→ **Request**
Each line below should be quoted exactly, please.
--- START Dataset content ---
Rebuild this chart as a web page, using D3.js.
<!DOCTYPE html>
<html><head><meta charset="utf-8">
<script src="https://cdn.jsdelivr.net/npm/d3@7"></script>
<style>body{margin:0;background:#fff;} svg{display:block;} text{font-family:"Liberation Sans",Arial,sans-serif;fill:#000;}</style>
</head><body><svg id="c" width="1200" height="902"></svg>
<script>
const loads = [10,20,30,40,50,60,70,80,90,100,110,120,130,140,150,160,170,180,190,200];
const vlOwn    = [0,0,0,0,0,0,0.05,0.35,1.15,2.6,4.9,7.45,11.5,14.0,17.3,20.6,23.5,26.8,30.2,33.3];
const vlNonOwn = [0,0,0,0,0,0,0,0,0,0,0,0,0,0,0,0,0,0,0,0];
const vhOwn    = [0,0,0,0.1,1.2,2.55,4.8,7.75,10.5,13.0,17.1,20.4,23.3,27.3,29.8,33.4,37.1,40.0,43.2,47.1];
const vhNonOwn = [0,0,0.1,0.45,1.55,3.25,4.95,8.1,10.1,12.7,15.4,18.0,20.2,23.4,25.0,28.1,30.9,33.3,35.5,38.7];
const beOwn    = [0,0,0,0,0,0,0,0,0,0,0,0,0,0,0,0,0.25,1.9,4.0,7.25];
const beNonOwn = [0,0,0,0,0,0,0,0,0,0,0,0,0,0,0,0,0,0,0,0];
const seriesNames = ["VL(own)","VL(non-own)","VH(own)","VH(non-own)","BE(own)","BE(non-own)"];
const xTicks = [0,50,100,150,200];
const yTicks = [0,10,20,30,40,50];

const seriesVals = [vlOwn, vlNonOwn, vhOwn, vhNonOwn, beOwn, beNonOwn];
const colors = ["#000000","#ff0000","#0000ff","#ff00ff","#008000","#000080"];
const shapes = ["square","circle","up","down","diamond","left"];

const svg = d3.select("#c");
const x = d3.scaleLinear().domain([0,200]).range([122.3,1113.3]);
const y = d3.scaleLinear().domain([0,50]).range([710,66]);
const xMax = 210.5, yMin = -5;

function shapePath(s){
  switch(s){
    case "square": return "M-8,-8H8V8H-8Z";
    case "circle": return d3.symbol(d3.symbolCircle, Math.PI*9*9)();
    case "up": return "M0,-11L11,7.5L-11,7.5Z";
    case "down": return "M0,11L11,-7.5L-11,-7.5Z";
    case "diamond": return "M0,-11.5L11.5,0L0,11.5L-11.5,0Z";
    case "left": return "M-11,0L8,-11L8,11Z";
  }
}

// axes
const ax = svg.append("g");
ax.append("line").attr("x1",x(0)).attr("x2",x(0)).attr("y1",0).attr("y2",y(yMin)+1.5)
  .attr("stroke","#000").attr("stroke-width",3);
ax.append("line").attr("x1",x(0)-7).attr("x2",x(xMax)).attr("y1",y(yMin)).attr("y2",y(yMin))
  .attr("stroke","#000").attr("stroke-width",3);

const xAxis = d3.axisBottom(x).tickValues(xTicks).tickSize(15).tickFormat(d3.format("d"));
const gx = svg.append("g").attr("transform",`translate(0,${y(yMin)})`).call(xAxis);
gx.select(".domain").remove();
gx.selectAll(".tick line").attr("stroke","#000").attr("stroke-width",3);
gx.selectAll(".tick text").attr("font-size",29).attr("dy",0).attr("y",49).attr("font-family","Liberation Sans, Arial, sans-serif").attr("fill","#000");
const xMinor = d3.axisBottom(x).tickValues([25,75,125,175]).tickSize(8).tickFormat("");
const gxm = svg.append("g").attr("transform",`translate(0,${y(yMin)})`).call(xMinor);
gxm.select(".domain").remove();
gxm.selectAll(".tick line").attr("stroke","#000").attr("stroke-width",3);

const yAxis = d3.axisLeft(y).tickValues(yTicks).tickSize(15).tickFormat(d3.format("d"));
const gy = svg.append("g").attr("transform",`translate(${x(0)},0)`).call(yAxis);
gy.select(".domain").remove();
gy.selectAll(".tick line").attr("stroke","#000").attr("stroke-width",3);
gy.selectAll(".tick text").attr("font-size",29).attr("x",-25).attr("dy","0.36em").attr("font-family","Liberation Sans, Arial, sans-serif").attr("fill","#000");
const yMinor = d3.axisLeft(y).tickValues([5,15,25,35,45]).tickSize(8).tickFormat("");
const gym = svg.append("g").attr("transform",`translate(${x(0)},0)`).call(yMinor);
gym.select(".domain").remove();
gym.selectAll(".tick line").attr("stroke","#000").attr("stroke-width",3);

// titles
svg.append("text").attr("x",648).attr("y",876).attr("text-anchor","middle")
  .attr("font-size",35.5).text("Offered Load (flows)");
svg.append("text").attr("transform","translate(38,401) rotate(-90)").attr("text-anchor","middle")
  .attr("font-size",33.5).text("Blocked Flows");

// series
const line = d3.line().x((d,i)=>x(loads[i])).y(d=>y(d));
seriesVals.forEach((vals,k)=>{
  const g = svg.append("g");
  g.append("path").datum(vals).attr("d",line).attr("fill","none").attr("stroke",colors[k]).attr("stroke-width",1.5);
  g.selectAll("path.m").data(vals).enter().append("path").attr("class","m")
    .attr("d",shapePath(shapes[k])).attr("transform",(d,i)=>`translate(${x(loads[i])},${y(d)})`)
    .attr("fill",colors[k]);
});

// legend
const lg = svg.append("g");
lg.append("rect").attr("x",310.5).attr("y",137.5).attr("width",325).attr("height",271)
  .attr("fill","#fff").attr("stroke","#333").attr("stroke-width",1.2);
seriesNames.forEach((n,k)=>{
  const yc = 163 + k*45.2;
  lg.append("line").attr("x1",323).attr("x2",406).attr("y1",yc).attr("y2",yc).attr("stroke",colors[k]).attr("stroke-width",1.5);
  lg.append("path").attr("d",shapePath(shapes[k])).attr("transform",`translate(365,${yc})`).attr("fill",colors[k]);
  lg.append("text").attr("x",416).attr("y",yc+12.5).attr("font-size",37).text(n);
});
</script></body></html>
--- END Dataset content ---
→ **The completed task**
Rebuild this chart as a web page, using D3.js.
<!DOCTYPE html>
<html><head><meta charset="utf-8">
<script src="https://cdn.jsdelivr.net/npm/d3@7"></script>
<style>body{margin:0;background:#fff;} svg{display:block;} text{font-family:"Liberation Sans",Arial,sans-serif;fill:#000;}</style>
</head><body><svg id="c" width="1200" height="902"></svg>
<script>
const loads = [10,20,30,40,50,60,70,80,90,100,110,120,130,140,150,160,170,180,190,200];
const vlOwn    = [0,0,0,0,0,0,0.05,0.35,1.15,2.6,4.9,7.45,11.5,14.0,17.3,20.6,23.5,26.8,30.2,33.3];
const vlNonOwn = [0,0,0,0,0,0,0,0,0,0,0,0,0,0,0,0,0,0,0,0];
const vhOwn    = [0,0,0,0.1,1.2,2.55,4.8,7.75,10.5,13.0,17.1,20.4,23.3,27.3,29.8,33.4,37.1,40.0,43.2,47.1];
const vhNonOwn = [0,0,0.1,0.45,1.55,3.25,4.95,8.1,10.1,12.7,15.4,18.0,20.2,23.4,25.0,28.1,30.9,33.3,35.5,38.7];
const beOwn    = [0,0,0,0,0,0,0,0,0,0,0,0,0,0,0,0,0.25,1.9,4.0,7.25];
const beNonOwn = [0,0,0,0,0,0,0,0,0,0,0,0,0,0,0,0,0,0,0,0];
const seriesNames = ["VL(own)","VL(non-own)","VH(own)","VH(non-own)","BE(own)","BE(non-own)"];
const xTicks = [0,50,100,150,200];
const yTicks = [0,10,20,30,40,50];

const seriesVals = [vlOwn, vlNonOwn, vhOwn, vhNonOwn, beOwn, beNonOwn];
const colors = ["#000000","#ff0000","#0000ff","#ff00ff","#008000","#000080"];
const shapes = ["square","circle","up","down","diamond","left"];

const svg = d3.select("#c");
const x = d3.scaleLinear().domain([0,200]).range([122.3,1113.3]);
const y = d3.scaleLinear().domain([0,50]).range([710,66]);
const xMax = 210.5, yMin = -5;

function shapePath(s){
  switch(s){
    case "square": return "M-8,-8H8V8H-8Z";
    case "circle": return d3.symbol(d3.symbolCircle, Math.PI*9*9)();
    case "up": return "M0,-11L11,7.5L-11,7.5Z";
    case "down": return "M0,11L11,-7.5L-11,-7.5Z";
    case "diamond": return "M0,-11.5L11.5,0L0,11.5L-11.5,0Z";
    case "left": return "M-11,0L8,-11L8,11Z";
  }
}

// axes
const ax = svg.append("g");
ax.append("line").attr("x1",x(0)).attr("x2",x(0)).attr("y1",0).attr("y2",y(yMin)+1.5)
  .attr("stroke","#000").attr("stroke-width",3);
ax.append("line").attr("x1",x(0)-7).attr("x2",x(xMax)).attr("y1",y(yMin)).attr("y2",y(yMin))
  .attr("stroke","#000").attr("stroke-width",3);

const xAxis = d3.axisBottom(x).tickValues(xTicks).tickSize(15).tickFormat(d3.format("d"));
const gx = svg.append("g").attr("transform",`translate(0,${y(yMin)})`).call(xAxis);
gx.select(".domain").remove();
gx.selectAll(".tick line").attr("stroke","#000").attr("stroke-width",3);
gx.selectAll(".tick text").attr("font-size",29).attr("dy",0).attr("y",49).attr("font-family","Liberation Sans, Arial, sans-serif").attr("fill","#000");
const xMinor = d3.axisBottom(x).tickValues([25,75,125,175]).tickSize(8).tickFormat("");
const gxm = svg.append("g").attr("transform",`translate(0,${y(yMin)})`).call(xMinor);
gxm.select(".domain").remove();
gxm.selectAll(".tick line").attr("stroke","#000").attr("stroke-width",3);

const yAxis = d3.axisLeft(y).tickValues(yTicks).tickSize(15).tickFormat(d3.format("d"));
const gy = svg.append("g").attr("transform",`translate(${x(0)},0)`).call(yAxis);
gy.select(".domain").remove();
gy.selectAll(".tick line").attr("stroke","#000").attr("stroke-width",3);
gy.selectAll(".tick text").attr("font-size",29).attr("x",-25).attr("dy","0.36em").attr("font-family","Liberation Sans, Arial, sans-serif").attr("fill","#000");
const yMinor = d3.axisLeft(y).tickValues([5,15,25,35,45]).tickSize(8).tickFormat("");
const gym = svg.append("g").attr("transform",`translate(${x(0)},0)`).call(yMinor);
gym.select(".domain").remove();
gym.selectAll(".tick line").attr("stroke","#000").attr("stroke-width",3);

// titles
svg.append("text").attr("x",648).attr("y",876).attr("text-anchor","middle")
  .attr("font-size",35.5).text("Offered Load (flows)");
svg.append("text").attr("transform","translate(38,401) rotate(-90)").attr("text-anchor","middle")
  .attr("font-size",33.5).text("Blocked Flows");

// series
const line = d3.line().x((d,i)=>x(loads[i])).y(d=>y(d));
seriesVals.forEach((vals,k)=>{
  const g = svg.append("g");
  g.append("path").datum(vals).attr("d",line).attr("fill","none").attr("stroke",colors[k]).attr("stroke-width",1.5);
  g.selectAll("path.m").data(vals).enter().append("path").attr("class","m")
    .attr("d",shapePath(shapes[k])).attr("transform",(d,i)=>`translate(${x(loads[i])},${y(d)})`)
    .attr("fill",colors[k]);
});

// legend
const lg = svg.append("g");
lg.append("rect").attr("x",310.5).attr("y",137.5).attr("width",325).attr("height",271)
  .attr("fill","#fff").attr("stroke","#333").attr("stroke-width",1.2);
seriesNames.forEach((n,k)=>{
  const yc = 163 + k*45.2;
  lg.append("line").attr("x1",323).attr("x2",406).attr("y1",yc).attr("y2",yc).attr("stroke",colors[k]).attr("stroke-width",1.5);
  lg.append("path").attr("d",shapePath(shapes[k])).attr("transform",`translate(365,${yc})`).attr("fill",colors[k]);
  lg.append("text").attr("x",416).attr("y",yc+12.5).attr("font-size",37).text(n);
});
</script></body></html>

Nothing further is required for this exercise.